>> START

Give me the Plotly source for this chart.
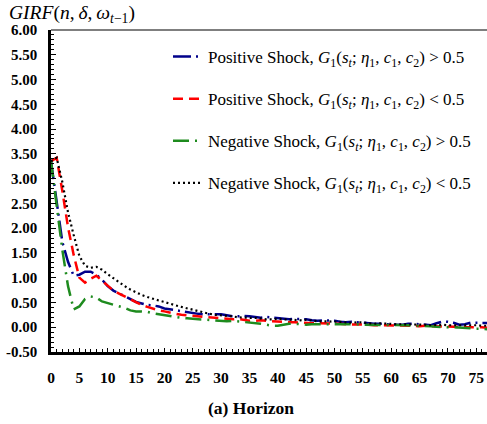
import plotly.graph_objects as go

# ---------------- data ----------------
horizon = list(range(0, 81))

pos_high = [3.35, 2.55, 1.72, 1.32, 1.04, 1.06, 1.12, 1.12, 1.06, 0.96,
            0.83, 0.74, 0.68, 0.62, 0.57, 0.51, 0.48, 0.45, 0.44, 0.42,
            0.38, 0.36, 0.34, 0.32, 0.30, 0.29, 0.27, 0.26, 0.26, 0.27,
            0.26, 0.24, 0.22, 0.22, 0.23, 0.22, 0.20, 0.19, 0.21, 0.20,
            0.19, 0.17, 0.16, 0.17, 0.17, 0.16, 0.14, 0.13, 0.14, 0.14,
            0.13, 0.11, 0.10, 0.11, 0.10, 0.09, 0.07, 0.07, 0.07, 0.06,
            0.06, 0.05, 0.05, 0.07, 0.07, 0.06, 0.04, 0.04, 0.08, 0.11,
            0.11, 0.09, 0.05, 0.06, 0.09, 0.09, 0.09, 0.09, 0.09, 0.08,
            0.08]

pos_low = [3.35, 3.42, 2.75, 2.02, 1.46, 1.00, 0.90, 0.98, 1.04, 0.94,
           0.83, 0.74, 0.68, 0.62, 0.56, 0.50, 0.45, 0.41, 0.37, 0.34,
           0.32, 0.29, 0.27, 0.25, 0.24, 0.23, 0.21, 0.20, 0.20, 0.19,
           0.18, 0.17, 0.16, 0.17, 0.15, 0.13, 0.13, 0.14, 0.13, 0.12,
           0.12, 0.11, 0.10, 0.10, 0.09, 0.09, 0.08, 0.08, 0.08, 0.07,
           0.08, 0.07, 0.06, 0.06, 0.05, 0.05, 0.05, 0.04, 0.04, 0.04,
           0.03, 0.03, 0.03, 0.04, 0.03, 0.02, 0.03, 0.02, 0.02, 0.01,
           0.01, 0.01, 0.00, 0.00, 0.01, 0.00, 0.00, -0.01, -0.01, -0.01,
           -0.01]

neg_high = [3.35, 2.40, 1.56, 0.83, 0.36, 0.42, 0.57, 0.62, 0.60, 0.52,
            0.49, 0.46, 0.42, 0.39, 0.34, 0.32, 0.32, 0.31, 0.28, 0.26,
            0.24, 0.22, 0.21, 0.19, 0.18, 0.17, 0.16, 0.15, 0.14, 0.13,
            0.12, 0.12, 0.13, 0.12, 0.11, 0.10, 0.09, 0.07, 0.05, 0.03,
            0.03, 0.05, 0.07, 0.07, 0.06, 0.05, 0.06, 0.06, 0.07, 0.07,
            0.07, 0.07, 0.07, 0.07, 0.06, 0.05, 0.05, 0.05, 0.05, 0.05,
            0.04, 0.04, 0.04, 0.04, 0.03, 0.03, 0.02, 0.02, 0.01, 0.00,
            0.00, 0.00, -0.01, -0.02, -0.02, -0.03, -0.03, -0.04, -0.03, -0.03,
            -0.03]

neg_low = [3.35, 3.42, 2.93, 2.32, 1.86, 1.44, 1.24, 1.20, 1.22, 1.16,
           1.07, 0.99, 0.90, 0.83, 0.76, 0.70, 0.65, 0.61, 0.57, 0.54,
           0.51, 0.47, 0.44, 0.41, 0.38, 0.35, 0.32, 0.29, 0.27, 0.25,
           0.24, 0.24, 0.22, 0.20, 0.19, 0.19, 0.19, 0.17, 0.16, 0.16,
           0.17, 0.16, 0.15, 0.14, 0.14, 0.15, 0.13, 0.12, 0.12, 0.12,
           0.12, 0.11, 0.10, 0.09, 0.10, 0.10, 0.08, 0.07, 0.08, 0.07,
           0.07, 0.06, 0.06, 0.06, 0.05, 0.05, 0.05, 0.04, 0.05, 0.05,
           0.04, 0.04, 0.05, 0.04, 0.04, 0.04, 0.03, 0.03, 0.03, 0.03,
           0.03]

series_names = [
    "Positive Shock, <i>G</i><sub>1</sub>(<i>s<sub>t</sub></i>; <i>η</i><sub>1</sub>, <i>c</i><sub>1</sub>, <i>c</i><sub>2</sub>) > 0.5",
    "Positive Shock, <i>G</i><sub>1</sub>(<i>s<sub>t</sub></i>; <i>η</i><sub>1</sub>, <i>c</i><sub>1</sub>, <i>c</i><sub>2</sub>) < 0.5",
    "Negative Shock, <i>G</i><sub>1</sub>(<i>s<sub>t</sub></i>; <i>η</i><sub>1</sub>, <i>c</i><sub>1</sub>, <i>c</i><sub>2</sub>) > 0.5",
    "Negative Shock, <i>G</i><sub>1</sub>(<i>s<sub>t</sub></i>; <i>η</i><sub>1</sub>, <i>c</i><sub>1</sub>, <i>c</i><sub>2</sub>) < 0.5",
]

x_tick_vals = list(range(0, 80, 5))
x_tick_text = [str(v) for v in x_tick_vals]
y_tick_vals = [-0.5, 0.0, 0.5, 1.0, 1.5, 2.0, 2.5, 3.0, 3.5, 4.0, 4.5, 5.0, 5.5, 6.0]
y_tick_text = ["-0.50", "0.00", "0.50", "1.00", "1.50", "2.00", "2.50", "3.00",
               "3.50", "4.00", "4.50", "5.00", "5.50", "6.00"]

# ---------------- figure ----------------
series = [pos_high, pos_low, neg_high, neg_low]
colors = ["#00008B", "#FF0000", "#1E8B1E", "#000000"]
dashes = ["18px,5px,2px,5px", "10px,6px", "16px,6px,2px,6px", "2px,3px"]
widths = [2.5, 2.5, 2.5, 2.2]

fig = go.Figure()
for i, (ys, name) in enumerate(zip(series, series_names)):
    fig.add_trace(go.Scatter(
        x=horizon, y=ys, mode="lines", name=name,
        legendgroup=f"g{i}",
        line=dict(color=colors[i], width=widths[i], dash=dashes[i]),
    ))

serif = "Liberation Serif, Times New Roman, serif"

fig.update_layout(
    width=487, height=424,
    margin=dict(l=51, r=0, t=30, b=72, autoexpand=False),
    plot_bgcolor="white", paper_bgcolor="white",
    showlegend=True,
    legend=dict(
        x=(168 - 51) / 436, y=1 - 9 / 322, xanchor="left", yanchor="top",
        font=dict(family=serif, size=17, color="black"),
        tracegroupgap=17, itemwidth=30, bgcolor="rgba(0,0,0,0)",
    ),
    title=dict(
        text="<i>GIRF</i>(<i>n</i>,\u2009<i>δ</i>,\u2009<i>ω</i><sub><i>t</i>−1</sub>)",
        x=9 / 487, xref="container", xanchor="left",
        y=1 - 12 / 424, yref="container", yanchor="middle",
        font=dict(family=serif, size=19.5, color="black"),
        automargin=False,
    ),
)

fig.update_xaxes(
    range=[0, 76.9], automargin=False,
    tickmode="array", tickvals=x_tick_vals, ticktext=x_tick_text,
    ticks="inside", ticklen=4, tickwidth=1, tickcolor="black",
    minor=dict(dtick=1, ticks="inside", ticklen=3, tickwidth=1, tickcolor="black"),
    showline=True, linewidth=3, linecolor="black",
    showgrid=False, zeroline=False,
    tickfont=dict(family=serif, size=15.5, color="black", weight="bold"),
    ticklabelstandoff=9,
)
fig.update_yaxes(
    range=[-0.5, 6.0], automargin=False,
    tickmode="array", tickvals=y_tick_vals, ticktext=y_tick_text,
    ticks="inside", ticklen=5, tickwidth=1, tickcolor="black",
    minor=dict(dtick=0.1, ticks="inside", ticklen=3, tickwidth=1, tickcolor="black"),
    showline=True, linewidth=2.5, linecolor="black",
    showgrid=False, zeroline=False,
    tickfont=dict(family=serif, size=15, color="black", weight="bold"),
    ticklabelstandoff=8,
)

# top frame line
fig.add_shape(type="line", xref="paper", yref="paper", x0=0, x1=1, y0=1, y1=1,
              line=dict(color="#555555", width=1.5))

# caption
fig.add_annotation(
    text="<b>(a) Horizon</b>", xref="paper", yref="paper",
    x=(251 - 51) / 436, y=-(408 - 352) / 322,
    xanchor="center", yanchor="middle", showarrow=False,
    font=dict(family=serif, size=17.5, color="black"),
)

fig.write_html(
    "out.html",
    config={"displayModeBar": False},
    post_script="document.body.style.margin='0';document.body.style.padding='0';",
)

>> END

Pictures stay out. Print the data exactly, from its first line through the line containing "horizon = list(range(0, 81))".

Give me the Plotly source for this chart.
import plotly.graph_objects as go

# ---------------- data ----------------
horizon = list(range(0, 81))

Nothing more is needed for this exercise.